[Raw records]

————

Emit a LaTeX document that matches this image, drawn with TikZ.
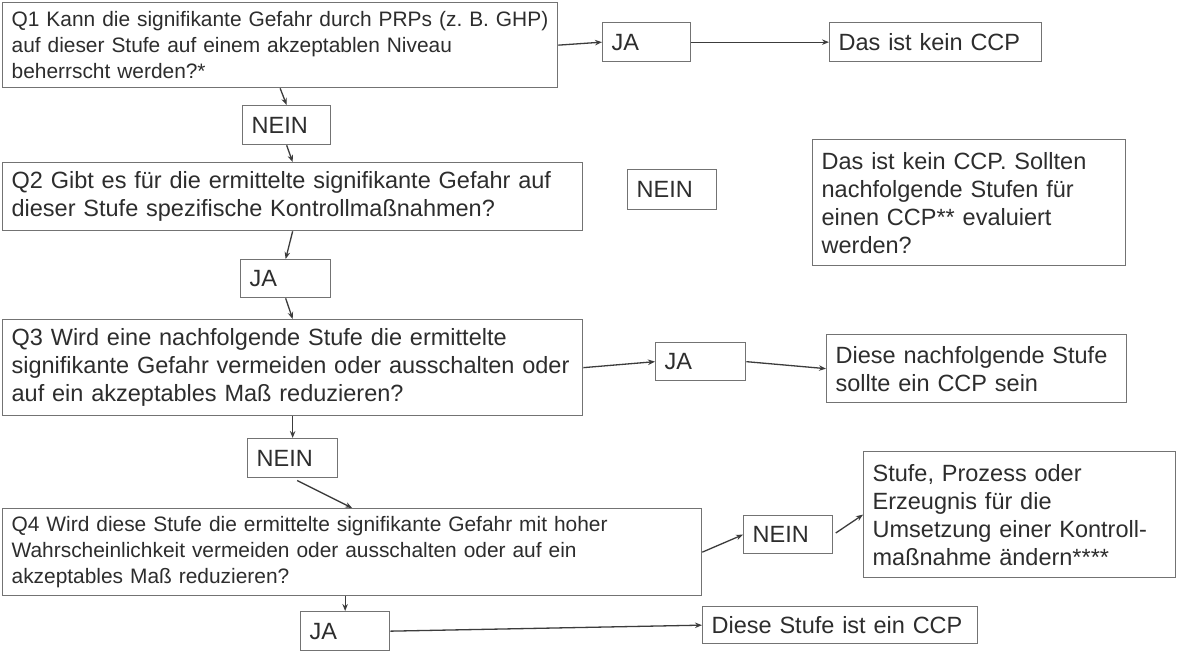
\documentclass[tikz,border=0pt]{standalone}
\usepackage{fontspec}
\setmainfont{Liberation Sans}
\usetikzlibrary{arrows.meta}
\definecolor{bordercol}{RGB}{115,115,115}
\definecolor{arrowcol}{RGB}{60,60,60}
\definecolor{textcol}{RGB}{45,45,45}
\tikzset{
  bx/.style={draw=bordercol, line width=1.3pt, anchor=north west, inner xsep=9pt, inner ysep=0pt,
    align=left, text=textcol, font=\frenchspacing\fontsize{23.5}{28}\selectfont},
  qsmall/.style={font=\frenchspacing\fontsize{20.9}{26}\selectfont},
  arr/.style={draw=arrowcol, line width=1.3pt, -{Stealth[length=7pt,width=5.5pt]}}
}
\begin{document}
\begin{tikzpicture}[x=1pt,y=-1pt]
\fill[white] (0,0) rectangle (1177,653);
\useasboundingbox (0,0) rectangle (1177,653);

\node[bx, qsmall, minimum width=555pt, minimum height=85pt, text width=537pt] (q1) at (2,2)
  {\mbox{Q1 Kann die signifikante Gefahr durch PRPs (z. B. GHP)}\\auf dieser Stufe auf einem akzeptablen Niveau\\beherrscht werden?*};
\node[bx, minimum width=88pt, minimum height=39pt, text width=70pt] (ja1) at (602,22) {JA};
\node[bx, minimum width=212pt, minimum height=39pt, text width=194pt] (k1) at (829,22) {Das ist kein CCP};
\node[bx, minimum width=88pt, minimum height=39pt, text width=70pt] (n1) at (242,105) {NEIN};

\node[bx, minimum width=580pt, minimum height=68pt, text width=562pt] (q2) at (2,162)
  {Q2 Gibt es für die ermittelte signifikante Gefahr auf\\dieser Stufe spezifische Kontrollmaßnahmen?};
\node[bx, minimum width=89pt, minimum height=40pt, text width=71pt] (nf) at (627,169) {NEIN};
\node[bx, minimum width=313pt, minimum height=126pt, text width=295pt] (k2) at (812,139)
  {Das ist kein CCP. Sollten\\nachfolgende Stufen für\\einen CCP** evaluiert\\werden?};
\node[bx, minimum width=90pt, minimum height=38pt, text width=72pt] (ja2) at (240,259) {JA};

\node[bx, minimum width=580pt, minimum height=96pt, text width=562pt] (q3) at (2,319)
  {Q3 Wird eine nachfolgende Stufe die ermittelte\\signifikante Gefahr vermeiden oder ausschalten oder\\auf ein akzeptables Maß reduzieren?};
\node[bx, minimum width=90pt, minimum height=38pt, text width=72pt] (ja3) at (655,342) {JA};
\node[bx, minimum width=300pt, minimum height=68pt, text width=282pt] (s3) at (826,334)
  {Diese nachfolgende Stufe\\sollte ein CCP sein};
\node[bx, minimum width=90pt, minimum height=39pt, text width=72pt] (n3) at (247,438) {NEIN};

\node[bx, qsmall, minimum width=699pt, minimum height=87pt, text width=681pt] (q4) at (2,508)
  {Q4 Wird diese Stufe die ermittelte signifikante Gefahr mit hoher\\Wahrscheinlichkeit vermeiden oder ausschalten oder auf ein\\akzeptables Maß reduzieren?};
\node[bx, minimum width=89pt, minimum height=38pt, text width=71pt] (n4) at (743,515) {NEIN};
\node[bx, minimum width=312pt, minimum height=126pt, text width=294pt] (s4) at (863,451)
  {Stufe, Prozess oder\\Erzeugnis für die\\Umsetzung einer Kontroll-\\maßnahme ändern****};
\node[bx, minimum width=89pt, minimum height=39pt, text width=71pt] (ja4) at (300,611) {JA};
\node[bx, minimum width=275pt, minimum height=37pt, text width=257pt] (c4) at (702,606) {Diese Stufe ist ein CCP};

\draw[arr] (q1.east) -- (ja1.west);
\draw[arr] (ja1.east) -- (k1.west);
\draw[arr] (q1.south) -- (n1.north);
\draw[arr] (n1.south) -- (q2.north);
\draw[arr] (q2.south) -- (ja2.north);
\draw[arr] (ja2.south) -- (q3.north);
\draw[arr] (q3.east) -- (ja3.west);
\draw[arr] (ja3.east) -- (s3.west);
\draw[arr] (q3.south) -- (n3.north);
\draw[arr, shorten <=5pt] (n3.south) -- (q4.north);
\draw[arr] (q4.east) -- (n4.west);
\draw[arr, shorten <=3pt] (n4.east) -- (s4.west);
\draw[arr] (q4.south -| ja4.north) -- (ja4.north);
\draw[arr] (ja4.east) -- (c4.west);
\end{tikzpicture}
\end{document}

————

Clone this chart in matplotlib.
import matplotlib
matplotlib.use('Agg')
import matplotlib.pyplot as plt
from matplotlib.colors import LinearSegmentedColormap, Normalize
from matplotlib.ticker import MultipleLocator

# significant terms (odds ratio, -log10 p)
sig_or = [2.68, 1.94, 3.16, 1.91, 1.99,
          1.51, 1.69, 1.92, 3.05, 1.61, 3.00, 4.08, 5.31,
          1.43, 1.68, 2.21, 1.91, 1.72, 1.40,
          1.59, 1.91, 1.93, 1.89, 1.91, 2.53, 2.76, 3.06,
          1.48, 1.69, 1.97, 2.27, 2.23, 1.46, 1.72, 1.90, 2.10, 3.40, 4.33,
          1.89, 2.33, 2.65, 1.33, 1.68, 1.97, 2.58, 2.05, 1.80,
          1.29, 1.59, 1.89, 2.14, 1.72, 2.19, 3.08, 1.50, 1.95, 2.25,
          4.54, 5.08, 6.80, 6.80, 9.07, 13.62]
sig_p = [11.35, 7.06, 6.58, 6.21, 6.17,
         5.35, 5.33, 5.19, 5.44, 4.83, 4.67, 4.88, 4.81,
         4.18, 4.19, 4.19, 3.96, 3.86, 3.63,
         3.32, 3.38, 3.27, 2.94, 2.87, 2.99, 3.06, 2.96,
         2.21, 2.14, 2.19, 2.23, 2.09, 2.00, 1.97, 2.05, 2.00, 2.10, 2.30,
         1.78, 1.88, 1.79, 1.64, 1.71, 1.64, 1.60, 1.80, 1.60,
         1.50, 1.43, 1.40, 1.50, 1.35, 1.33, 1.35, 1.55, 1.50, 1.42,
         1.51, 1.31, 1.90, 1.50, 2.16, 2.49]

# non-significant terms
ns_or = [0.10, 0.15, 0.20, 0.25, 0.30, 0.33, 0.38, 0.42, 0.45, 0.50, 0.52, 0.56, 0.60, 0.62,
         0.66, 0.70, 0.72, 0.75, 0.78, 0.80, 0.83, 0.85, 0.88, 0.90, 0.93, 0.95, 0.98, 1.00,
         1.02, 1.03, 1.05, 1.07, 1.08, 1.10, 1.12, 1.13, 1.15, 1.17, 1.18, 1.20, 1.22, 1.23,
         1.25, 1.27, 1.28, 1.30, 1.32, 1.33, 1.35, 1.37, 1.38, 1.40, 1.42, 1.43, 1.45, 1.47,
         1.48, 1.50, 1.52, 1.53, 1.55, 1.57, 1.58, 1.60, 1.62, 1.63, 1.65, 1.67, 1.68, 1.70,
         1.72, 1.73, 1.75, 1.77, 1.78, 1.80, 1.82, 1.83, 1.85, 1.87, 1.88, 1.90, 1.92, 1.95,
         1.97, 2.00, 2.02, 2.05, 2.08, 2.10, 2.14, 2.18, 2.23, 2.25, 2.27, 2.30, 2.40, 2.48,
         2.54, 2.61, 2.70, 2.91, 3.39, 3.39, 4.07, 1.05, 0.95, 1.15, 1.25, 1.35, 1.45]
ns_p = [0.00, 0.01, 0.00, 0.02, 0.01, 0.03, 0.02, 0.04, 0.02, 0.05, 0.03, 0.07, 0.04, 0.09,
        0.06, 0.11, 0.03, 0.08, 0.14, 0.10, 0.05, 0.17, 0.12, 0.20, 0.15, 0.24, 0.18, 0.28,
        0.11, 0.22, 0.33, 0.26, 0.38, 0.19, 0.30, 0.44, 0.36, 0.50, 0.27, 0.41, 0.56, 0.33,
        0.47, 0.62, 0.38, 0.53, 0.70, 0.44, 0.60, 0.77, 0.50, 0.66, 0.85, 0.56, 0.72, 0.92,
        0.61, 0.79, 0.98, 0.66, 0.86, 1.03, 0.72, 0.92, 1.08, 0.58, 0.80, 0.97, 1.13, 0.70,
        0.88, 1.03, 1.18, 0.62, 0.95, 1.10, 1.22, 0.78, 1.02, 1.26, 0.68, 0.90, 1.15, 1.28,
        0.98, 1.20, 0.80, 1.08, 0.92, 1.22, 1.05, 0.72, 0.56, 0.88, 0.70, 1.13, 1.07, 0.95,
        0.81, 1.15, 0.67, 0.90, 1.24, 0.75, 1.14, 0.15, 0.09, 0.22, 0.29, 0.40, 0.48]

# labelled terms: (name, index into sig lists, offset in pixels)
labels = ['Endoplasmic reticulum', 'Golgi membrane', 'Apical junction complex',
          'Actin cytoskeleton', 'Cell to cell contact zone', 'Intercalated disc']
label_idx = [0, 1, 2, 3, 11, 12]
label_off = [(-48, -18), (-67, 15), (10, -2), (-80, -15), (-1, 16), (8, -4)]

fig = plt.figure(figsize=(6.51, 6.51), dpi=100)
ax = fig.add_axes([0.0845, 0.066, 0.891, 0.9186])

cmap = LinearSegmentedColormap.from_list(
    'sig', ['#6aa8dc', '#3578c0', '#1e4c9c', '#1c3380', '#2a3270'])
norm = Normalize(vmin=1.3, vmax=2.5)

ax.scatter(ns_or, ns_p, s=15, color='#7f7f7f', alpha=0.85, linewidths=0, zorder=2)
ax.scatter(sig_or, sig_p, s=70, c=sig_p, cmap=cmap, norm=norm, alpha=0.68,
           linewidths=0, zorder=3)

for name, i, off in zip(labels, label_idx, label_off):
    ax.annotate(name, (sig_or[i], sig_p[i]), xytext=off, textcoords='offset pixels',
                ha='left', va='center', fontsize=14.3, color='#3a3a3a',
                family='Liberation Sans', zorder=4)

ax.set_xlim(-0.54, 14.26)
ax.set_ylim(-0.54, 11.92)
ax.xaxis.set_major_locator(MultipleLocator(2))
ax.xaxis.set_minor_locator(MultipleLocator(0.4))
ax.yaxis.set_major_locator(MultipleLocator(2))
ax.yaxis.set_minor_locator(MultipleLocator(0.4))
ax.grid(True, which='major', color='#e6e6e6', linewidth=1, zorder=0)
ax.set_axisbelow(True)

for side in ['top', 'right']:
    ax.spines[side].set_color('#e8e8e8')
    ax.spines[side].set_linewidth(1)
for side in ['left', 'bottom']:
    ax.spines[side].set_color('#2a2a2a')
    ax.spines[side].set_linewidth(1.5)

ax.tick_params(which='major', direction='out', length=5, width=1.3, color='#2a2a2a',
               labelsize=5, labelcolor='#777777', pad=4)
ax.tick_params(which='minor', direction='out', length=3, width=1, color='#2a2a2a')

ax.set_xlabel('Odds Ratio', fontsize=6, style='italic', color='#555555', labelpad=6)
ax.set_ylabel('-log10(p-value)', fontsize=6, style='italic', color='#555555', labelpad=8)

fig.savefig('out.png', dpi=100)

————

Exercise goal | Every line containing the string "matplotlib" must be listed.

Answer for this exercise |
Clone this chart in matplotlib.
import matplotlib
matplotlib.use('Agg')
import matplotlib.pyplot as plt
from matplotlib.colors import LinearSegmentedColormap, Normalize
from matplotlib.ticker import MultipleLocator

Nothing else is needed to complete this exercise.